I suppose I should say that I love the person who is in Singapore. Despite the country being known for having a hectic lifestyle (really? hahahha!) but I always feel calm when I'm here.
I love my Boyfie and the calming effects he brings me. ♥
sigh. I have no idea what I'd do without him.. what I'd BE without knowing him.

Okay, I'm in a mushy mode.

Safety exams went alright. It pains me whenever I remember Dida's words to me some time ago. She said that I have the tendency to screw up more the more I try to be perfect.

So I tried getting full marks for my exams.. but I kept making one friggin' mistake on the papers! It's heartbreaking, really. Makes me want to quit trying the next time. (I really should kiss the best student award goodbye. hahahhaha!)
I guess I should be thankful anyway. I didn't exactly study my manual.. and I earned my marks fair and square. Try imagine if I actually READ!! hahahhahaha!!

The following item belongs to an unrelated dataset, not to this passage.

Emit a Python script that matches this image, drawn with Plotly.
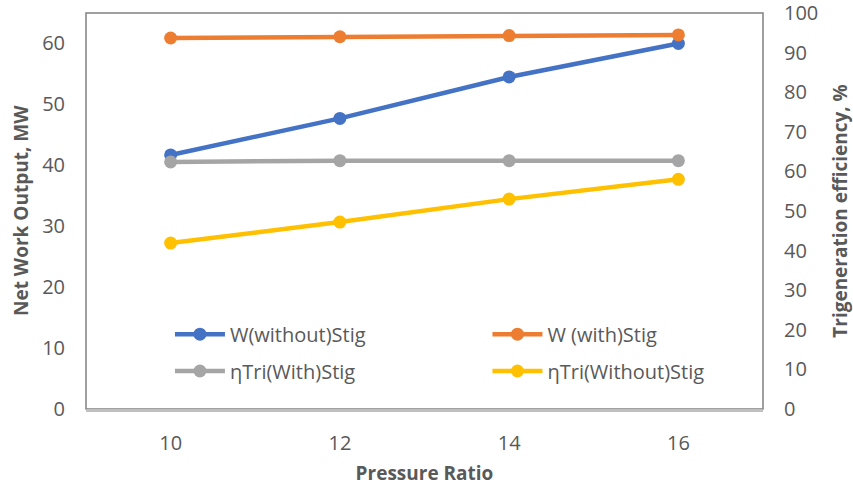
import plotly.graph_objects as go

pressure_ratio = [10, 12, 14, 16]
w_without_stig = [41.7, 47.7, 54.5, 60.0]
w_with_stig = [60.9, 61.1, 61.3, 61.4]
eta_tri_with_stig = [62.4, 62.7, 62.7, 62.7]
eta_tri_without_stig = [41.9, 47.2, 53.0, 58.0]

x_ticks = [10, 12, 14, 16]
left_ticks = [0, 10, 20, 30, 40, 50, 60]
right_ticks = [0, 10, 20, 30, 40, 50, 60, 70, 80, 90, 100]

FONT = "Open Sans"
TXT = "#595959"

series = [
    ("W(without)Stig", w_without_stig, "y", "#4472C4", "legend"),
    ("W (with)Stig", w_with_stig, "y", "#ED7D31", "legend2"),
    ("\u03b7Tri(With)Stig", eta_tri_with_stig, "y2", "#A5A5A5", "legend3"),
    ("\u03b7Tri(Without)Stig", eta_tri_without_stig, "y2", "#FFC000", "legend4"),
]

fig = go.Figure()
for name, vals, yax, color, leg in series:
    fig.add_trace(go.Scatter(
        x=pressure_ratio, y=vals, name=name, yaxis=yax, mode="lines+markers",
        line=dict(color=color, width=4.5),
        marker=dict(color=color, size=13),
        legend=leg, showlegend=True,
    ))

def legend_box(x, y):
    return dict(x=x, y=y, xanchor="left", yanchor="middle", bgcolor="rgba(0,0,0,0)",
                font=dict(family=FONT, size=20, color=TXT), itemwidth=50)

title_font = dict(family=FONT, size=19, color=TXT)
tick_font = dict(family=FONT, size=20, color=TXT)

fig.update_layout(
    width=853, height=486,
    margin=dict(l=86, r=90, t=13, b=77, autoexpand=False),
    showlegend=True,
    plot_bgcolor="white", paper_bgcolor="white",
    font=dict(family=FONT, color=TXT, size=20),
    xaxis=dict(
        range=[9, 17], tickvals=x_ticks, showgrid=False, zeroline=False,
        showline=True, linecolor="#BFBFBF", linewidth=3, ticks="",
        ticklabelstandoff=14, automargin=False,
        tickfont=tick_font,
        title=dict(text="<b>Pressure Ratio</b>", font=title_font, standoff=16),
    ),
    yaxis=dict(
        range=[0, 65], tickvals=left_ticks, showgrid=False, zeroline=False,
        showline=False, ticks="", ticklabelstandoff=20, automargin=False,
        tickfont=tick_font,
    ),
    yaxis2=dict(
        range=[0, 100], tickvals=right_ticks, overlaying="y", side="right",
        showgrid=False, zeroline=False, showline=False, ticks="", ticklabelstandoff=20,
        automargin=False, ticklabeloverflow="allow",
        tickfont=tick_font,
        title=dict(text="<b>Trigeneration efficiency, %</b>", font=title_font, standoff=26),
    ),
    legend=legend_box(0.124, 0.189),
    legend2=legend_box(0.593, 0.189),
    legend3=legend_box(0.124, 0.096),
    legend4=legend_box(0.593, 0.096),
    annotations=[dict(text="<b>Net Work Output, MW</b>", xref="paper", yref="paper",
                      x=0, y=0.5, xshift=-65, xanchor="center", yanchor="middle",
                      textangle=-90, showarrow=False, font=title_font)],
    shapes=[dict(type="rect", xref="paper", yref="paper", x0=0, x1=1, y0=0, y1=1,
                 line=dict(color="#808080", width=1.5), layer="below")],
)

fig.write_html("out.html")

I'm starting to feel a bit blue that Saturday is ending. I'm making my way back to reality tomorrow and I haven't had enough of Boyfie. I'm pretty glad that there won't be anything stressful going on next week though. No exams (I think) but our in-flight observation thing during the weekend. eep!
I'm excited, but also nervous. What if I only know how to score my papers but I don't really know my way around the plane? ugghh!

I should focus on writing my safety notes next week.
Except that I'm basically not really keen for next week to even start.
hmm.. I really don't know how to take things as they come, apparently.

'Til next time!
I should spend my precious seconds with my guy.